| RECORDS PROVIDED |
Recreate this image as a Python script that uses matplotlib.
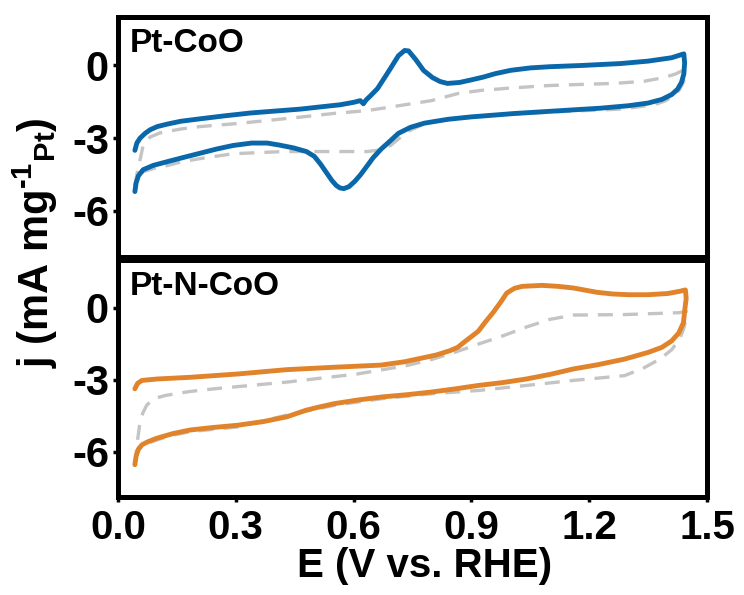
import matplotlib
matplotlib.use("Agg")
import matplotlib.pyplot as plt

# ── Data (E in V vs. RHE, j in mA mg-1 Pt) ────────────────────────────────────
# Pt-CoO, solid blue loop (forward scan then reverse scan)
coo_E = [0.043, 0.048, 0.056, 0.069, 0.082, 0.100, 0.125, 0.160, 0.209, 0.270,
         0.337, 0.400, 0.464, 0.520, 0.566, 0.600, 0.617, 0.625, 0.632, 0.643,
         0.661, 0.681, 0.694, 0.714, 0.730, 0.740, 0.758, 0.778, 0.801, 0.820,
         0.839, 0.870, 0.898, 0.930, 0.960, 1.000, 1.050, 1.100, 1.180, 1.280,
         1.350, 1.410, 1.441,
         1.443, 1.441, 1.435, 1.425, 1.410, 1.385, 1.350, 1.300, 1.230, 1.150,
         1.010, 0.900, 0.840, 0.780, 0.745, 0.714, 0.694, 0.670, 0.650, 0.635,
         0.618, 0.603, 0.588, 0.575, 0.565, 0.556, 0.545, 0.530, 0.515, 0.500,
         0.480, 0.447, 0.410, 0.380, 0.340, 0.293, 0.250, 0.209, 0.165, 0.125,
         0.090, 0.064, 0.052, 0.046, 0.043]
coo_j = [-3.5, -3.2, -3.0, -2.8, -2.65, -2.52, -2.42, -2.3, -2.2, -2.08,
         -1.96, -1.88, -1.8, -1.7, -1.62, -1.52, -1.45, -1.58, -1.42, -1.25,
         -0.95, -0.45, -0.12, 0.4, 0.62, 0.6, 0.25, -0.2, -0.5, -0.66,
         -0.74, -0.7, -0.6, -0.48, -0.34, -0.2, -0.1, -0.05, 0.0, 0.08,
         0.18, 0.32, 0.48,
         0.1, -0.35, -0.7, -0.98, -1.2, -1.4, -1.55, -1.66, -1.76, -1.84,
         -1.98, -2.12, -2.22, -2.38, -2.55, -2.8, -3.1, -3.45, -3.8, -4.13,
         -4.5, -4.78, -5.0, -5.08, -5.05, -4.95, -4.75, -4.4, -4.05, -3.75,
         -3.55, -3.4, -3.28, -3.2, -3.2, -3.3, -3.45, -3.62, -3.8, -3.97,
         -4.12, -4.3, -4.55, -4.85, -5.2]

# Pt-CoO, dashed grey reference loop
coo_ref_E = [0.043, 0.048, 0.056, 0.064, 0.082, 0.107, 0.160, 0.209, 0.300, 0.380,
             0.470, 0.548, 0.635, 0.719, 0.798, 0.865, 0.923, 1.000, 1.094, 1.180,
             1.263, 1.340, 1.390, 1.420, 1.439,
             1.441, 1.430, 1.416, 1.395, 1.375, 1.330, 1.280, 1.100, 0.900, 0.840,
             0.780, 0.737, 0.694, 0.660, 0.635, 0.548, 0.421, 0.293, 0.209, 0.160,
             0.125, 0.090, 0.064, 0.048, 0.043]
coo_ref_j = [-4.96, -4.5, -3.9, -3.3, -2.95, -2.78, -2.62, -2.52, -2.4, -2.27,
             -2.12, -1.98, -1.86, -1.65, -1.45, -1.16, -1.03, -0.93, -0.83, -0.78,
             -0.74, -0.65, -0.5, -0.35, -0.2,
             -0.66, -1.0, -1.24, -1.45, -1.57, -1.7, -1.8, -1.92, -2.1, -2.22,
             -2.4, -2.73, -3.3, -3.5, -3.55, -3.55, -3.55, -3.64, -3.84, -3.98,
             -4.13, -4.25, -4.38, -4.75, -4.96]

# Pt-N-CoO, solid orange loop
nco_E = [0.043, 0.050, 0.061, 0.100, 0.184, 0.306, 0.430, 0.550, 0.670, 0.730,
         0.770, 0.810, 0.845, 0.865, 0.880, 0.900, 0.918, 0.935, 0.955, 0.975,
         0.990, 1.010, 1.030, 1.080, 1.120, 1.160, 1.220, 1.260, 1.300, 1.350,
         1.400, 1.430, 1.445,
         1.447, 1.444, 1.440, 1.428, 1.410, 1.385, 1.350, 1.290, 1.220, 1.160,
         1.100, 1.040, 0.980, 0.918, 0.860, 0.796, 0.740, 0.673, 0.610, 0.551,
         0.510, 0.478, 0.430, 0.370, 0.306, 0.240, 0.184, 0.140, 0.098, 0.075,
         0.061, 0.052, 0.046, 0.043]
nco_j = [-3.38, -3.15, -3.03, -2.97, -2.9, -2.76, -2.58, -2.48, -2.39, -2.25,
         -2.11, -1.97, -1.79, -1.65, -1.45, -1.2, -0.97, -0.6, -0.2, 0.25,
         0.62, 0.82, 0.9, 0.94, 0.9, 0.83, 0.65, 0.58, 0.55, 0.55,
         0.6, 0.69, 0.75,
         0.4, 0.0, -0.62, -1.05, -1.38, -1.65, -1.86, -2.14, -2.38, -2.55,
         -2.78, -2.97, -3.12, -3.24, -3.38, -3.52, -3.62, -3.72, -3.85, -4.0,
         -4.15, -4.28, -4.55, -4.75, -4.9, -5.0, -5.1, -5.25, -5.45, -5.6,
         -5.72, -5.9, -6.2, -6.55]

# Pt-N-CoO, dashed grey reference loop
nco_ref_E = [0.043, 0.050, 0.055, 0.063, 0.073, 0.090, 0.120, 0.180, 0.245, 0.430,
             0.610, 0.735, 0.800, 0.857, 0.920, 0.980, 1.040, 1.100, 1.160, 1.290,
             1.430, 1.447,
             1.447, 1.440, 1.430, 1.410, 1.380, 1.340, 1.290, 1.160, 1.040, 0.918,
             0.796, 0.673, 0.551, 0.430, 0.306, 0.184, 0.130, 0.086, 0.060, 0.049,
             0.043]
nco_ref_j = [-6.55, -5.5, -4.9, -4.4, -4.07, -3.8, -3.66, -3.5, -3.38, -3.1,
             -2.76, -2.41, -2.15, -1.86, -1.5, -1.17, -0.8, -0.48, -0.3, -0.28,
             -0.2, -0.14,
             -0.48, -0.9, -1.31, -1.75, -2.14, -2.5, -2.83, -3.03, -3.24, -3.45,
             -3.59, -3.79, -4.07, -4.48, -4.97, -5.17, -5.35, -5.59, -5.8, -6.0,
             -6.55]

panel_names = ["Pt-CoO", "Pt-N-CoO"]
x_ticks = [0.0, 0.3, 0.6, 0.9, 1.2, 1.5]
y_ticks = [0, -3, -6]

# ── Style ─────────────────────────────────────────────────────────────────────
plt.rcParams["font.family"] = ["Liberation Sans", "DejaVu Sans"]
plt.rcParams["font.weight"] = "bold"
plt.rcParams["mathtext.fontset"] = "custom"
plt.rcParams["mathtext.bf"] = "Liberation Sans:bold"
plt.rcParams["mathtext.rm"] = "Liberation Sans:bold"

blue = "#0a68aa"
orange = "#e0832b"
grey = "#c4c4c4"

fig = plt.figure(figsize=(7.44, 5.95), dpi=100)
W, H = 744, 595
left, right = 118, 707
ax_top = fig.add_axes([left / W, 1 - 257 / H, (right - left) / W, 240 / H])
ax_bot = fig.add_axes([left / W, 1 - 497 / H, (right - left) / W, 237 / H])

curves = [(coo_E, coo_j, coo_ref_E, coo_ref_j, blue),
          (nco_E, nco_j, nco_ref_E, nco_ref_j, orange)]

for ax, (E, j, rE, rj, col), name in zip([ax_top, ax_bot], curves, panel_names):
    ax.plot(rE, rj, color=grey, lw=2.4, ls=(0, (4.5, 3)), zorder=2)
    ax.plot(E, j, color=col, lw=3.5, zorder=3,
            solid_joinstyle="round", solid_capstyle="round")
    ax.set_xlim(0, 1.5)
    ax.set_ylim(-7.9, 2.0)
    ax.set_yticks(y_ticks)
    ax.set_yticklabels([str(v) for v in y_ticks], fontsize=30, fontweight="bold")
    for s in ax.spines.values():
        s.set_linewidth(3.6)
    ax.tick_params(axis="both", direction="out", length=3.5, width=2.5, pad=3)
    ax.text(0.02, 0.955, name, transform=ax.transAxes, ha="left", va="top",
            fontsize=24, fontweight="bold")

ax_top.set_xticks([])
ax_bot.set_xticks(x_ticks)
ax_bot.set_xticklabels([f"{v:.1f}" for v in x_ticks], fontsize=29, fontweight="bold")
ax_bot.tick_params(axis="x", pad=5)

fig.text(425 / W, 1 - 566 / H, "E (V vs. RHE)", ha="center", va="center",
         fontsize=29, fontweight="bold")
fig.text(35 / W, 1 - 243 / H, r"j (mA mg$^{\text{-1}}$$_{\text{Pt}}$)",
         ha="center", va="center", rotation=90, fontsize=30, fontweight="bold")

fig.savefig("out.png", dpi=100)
==
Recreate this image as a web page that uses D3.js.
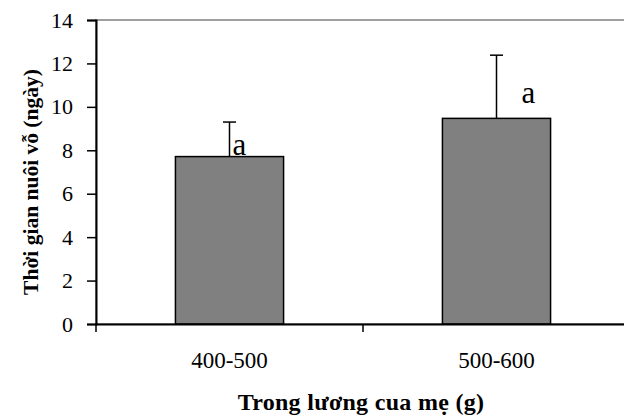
---
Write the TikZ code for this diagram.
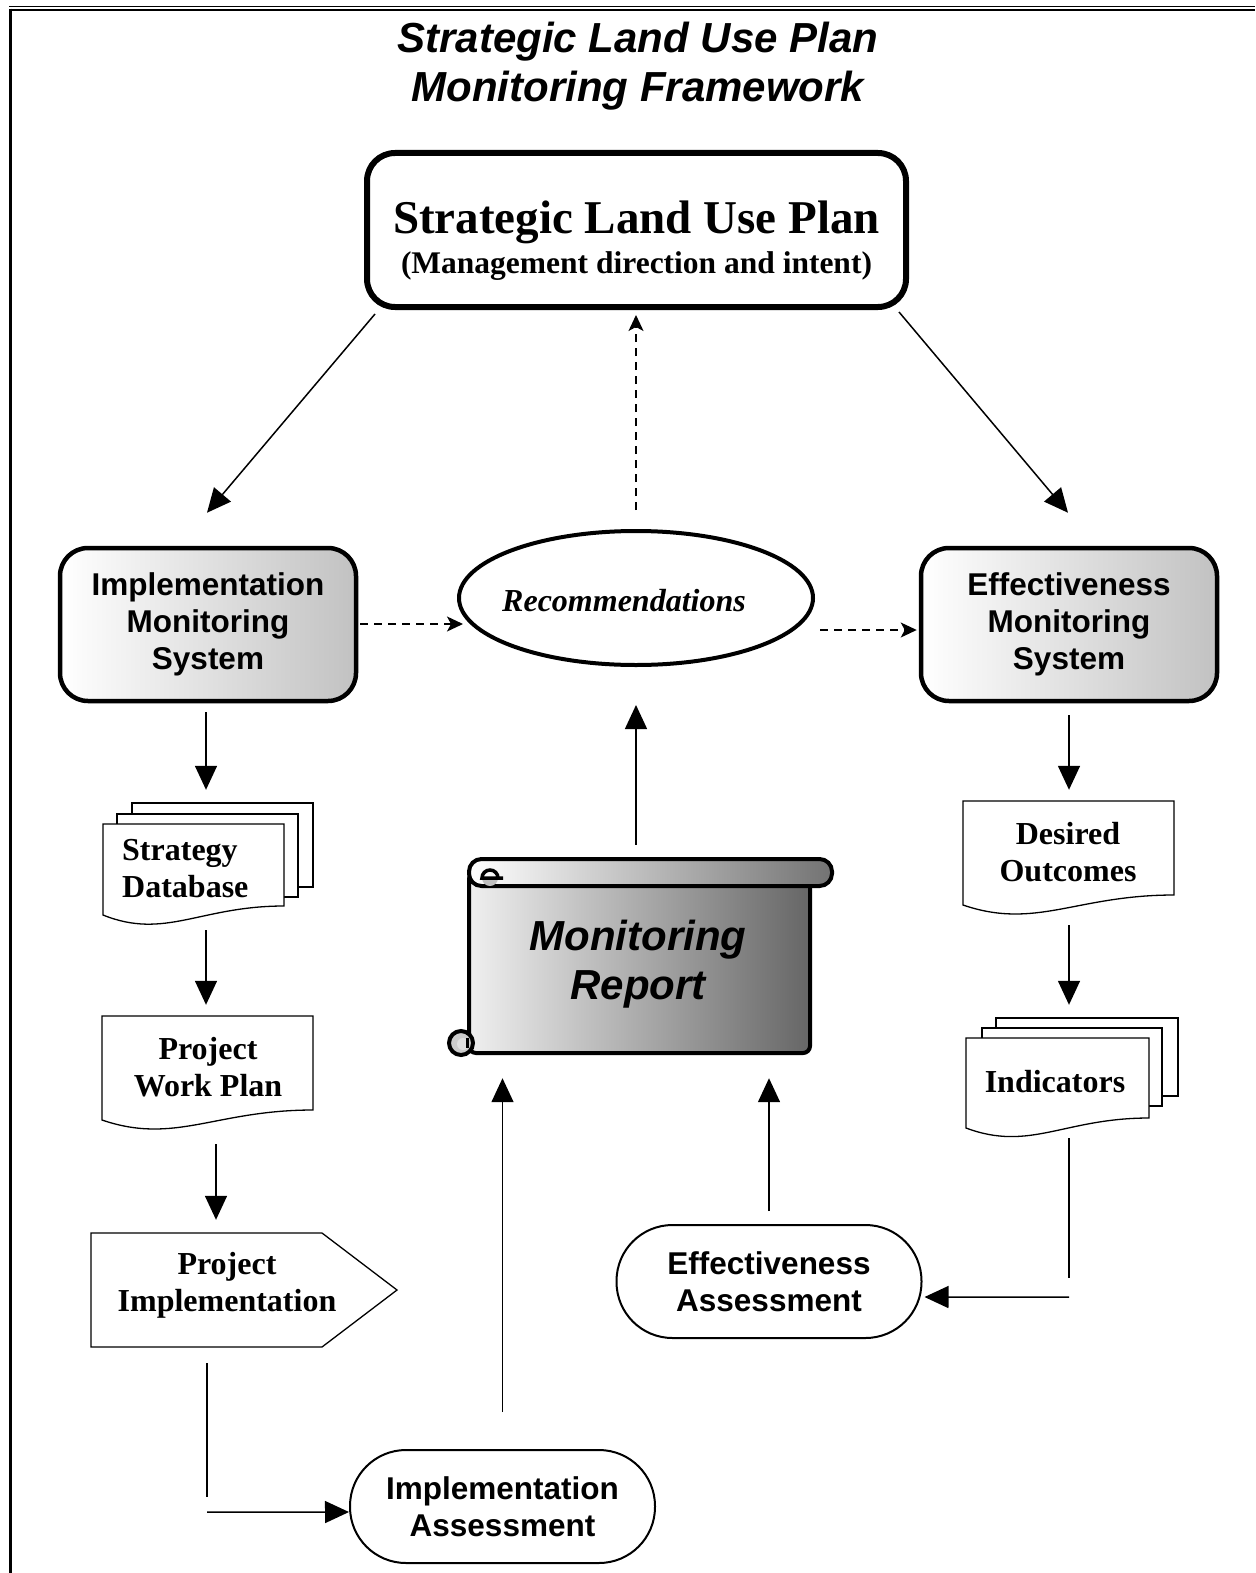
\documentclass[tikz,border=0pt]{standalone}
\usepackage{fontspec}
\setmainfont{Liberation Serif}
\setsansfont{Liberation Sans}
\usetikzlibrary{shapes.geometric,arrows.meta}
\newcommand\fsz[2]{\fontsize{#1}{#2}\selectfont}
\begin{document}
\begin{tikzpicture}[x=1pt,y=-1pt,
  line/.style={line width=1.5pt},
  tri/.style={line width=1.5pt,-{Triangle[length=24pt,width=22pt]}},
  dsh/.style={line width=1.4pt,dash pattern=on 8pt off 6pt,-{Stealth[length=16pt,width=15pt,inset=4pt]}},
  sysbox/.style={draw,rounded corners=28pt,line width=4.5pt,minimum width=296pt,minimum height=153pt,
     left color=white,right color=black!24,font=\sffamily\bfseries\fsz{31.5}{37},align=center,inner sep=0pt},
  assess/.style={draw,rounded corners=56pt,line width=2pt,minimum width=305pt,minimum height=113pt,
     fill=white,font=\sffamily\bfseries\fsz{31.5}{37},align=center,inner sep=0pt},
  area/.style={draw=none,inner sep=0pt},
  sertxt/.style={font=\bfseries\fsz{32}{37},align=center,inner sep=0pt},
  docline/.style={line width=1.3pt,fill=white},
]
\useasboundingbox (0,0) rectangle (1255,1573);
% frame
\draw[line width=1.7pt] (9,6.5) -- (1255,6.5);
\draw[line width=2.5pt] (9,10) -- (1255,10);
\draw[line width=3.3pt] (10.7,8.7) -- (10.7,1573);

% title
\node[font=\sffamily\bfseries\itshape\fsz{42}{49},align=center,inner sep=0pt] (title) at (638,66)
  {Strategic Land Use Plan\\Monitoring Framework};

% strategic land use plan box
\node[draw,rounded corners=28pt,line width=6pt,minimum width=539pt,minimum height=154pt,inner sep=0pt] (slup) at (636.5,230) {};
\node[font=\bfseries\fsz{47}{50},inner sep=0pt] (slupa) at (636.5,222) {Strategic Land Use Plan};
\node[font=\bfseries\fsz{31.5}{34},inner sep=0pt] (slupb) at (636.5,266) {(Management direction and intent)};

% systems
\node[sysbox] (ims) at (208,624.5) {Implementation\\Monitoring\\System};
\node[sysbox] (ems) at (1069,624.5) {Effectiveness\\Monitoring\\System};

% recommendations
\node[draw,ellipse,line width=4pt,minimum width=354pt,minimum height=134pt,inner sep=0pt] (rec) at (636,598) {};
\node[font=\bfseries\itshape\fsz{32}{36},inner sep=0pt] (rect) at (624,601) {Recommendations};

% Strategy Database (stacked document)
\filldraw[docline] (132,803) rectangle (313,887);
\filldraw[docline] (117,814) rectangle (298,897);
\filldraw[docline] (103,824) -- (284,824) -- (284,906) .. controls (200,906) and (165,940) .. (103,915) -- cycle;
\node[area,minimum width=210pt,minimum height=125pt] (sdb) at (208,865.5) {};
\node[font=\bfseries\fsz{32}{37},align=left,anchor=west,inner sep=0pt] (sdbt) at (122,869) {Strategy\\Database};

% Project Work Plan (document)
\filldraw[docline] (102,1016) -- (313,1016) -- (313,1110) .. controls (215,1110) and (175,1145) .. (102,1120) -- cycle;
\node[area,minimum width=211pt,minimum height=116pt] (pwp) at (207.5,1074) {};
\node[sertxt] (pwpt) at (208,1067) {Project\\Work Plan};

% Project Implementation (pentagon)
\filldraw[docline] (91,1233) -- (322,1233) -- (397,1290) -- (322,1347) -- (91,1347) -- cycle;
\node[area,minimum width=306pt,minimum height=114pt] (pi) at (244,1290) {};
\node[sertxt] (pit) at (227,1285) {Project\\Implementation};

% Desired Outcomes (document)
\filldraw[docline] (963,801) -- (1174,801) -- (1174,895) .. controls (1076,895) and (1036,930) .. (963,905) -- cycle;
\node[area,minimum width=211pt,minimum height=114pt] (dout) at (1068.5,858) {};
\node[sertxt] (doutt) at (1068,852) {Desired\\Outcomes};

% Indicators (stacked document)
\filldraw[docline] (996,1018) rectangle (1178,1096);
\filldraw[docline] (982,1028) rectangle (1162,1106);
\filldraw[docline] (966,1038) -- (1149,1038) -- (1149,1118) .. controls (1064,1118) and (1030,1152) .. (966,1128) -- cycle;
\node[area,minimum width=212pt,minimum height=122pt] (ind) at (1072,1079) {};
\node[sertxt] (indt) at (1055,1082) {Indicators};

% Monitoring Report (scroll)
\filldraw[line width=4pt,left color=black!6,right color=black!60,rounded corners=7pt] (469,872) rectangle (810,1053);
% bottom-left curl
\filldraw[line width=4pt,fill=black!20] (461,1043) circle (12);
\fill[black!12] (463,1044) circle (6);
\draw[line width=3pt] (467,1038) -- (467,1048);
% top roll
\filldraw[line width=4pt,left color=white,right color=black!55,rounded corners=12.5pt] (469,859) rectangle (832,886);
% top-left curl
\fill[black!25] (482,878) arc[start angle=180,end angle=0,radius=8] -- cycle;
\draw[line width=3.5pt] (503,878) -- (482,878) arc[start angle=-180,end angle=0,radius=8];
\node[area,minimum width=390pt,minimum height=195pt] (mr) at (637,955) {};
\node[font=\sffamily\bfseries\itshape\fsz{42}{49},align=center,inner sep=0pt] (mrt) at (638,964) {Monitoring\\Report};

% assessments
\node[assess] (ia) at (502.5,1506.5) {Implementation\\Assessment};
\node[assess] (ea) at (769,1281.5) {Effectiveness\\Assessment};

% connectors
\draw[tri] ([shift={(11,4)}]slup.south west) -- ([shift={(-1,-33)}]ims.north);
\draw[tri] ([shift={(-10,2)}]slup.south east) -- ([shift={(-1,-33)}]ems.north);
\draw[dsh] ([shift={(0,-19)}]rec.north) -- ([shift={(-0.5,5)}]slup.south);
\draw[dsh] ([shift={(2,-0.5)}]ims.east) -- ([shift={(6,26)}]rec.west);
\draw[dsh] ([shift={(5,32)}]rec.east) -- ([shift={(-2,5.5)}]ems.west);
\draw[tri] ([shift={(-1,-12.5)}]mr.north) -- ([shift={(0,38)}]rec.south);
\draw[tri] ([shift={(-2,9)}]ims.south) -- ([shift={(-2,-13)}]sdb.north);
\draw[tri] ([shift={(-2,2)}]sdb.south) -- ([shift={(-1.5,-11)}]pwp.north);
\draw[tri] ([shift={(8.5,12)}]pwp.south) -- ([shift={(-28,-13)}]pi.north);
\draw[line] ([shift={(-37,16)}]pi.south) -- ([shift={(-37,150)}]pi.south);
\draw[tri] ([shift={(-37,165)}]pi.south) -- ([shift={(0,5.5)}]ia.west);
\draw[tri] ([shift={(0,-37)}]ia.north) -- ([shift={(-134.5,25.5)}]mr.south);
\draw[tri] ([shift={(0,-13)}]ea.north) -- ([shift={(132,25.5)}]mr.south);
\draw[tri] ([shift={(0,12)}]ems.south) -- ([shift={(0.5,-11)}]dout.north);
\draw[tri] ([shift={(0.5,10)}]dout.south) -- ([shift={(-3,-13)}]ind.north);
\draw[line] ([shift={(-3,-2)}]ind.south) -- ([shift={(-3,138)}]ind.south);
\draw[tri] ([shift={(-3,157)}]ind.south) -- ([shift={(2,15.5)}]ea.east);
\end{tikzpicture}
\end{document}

| WORK TO DO |
Beginning with the line above that contains "Recreate this image as a Python" and finishing with the line that contains "import matplotlib.pyplot as plt", print those lines exactly and only. Skip all pictures.

| SOLUTION TO THIS EXERCISE |
Recreate this image as a Python script that uses matplotlib.
import matplotlib
matplotlib.use("Agg")
import matplotlib.pyplot as plt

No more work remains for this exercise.